The family Amblystegiaceae is one of many moss families in taxonomic flux.  Even the treatment in Flora North America (FNA) is self-proclaimed to be tentative, with the treatment of genera and species still controversial and unsettled. Hygroamblystegium and Amblystegium, each containing only one recognixed species, are weakly separated, and sometimes combined into a single genus. The principal differences noted in FNA are that the leaves of Amblystegium are smaller than those of Hygroamblystegium and the midrib is weaker, and that the plants lack paraphyllia (extra leaf-like or thread-like appendages between leaves).  Amblystegium is also said to be always terrestrial, while Hygroamblystegium is often (but not always!) aquatic.  By this definition it appears that Amblystegium serpens is found only in north Florida, and reports from central Florida need to be investigated.

A lucky shot of the tip of the capsule of Hygroamblystegium varium.
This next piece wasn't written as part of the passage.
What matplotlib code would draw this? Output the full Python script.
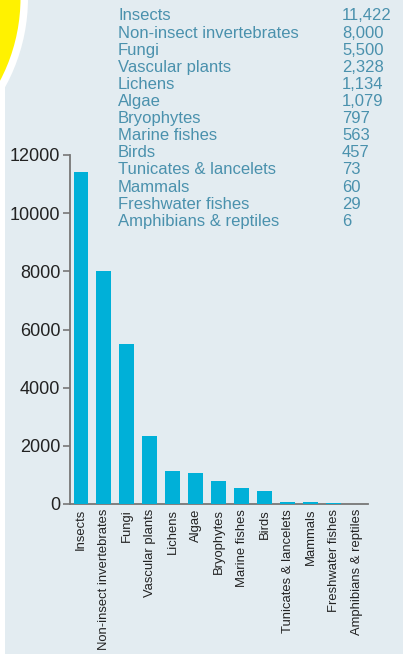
import matplotlib.pyplot as plt
from matplotlib.patches import Rectangle, Circle

# species counts
groups = ["Insects", "Non-insect invertebrates", "Fungi", "Vascular plants",
          "Lichens", "Algae", "Bryophytes", "Marine fishes", "Birds",
          "Tunicates & lancelets", "Mammals", "Freshwater fishes",
          "Amphibians & reptiles"]
counts = [11422, 8000, 5500, 2328, 1134, 1079, 797, 563, 457, 73, 60, 29, 6]
count_labels = ["11,422", "8,000", "5,500", "2,328", "1,134", "1,079", "797",
                "563", "457", "73", "60", "29", "6"]
yticks = [0, 2000, 4000, 6000, 8000, 10000, 12000]

W, H = 403, 655
panel_col = "#e3ecf1"
bar_col = "#00b0d8"
text_col = "#4a91ad"
font = "Liberation Sans"

fig = plt.figure(figsize=(W / 100, H / 100), dpi=100)
fig.patch.set_facecolor("white")

# background in pixel coords
bg = fig.add_axes([0, 0, 1, 1])
bg.set_xlim(0, W)
bg.set_ylim(H, 0)
bg.axis("off")
bg.add_patch(Rectangle((5, 0), W - 5, 654, color=panel_col, lw=0))
bg.add_patch(Circle((-157, -2), 185, color="white", lw=0))
bg.add_patch(Circle((-157, -2), 177.5, color="#fff200", lw=0))

# listing at top right
for i in range(len(groups)):
    y = 20.5 + i * 17.1
    bg.text(118, y, groups[i], color=text_col, fontsize=12,
            family=font, va="baseline")
    bg.text(342, y, count_labels[i], color=text_col, fontsize=12,
            family=font, va="baseline")

ax = fig.add_axes([69.5 / W, 151 / H, (368 - 69.5) / W, 349 / H])
ax.patch.set_alpha(0)
ax.bar(range(len(groups)), counts, width=0.65, color=bar_col, zorder=3)
ax.set_xlim(-0.5, len(groups) - 0.5)
ax.set_ylim(0, 12000)
ax.set_yticks(yticks)
ax.set_yticklabels([str(v) for v in yticks], family=font, fontsize=13,
                   color="#222222")
ax.set_xticks(range(len(groups)))
ax.set_xticklabels(groups, rotation=90, family=font, fontsize=9.4,
                   color="#222222")
ax.tick_params(axis="x", length=0, pad=3.5)
ax.tick_params(axis="y", length=5, width=1.2, color="#777777", pad=1.5)
for s in ["top", "right"]:
    ax.spines[s].set_visible(False)
for s in ["left", "bottom"]:
    ax.spines[s].set_color("#777777")
    ax.spines[s].set_linewidth(1.3)

fig.savefig("out.png", dpi=100)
In herbaria, Hygroamblystegium varium is more likely to be filed under Amblystegium, and it might be best to leave them there until the taxonomic dust settles. Some other species have been recognized, including Hygroamblystegium tenax, H. fluviatale, H. humile, H. trichopodium, and H. noterophilum, but it seems clear that these are all just variants of  the aptly named H. varium.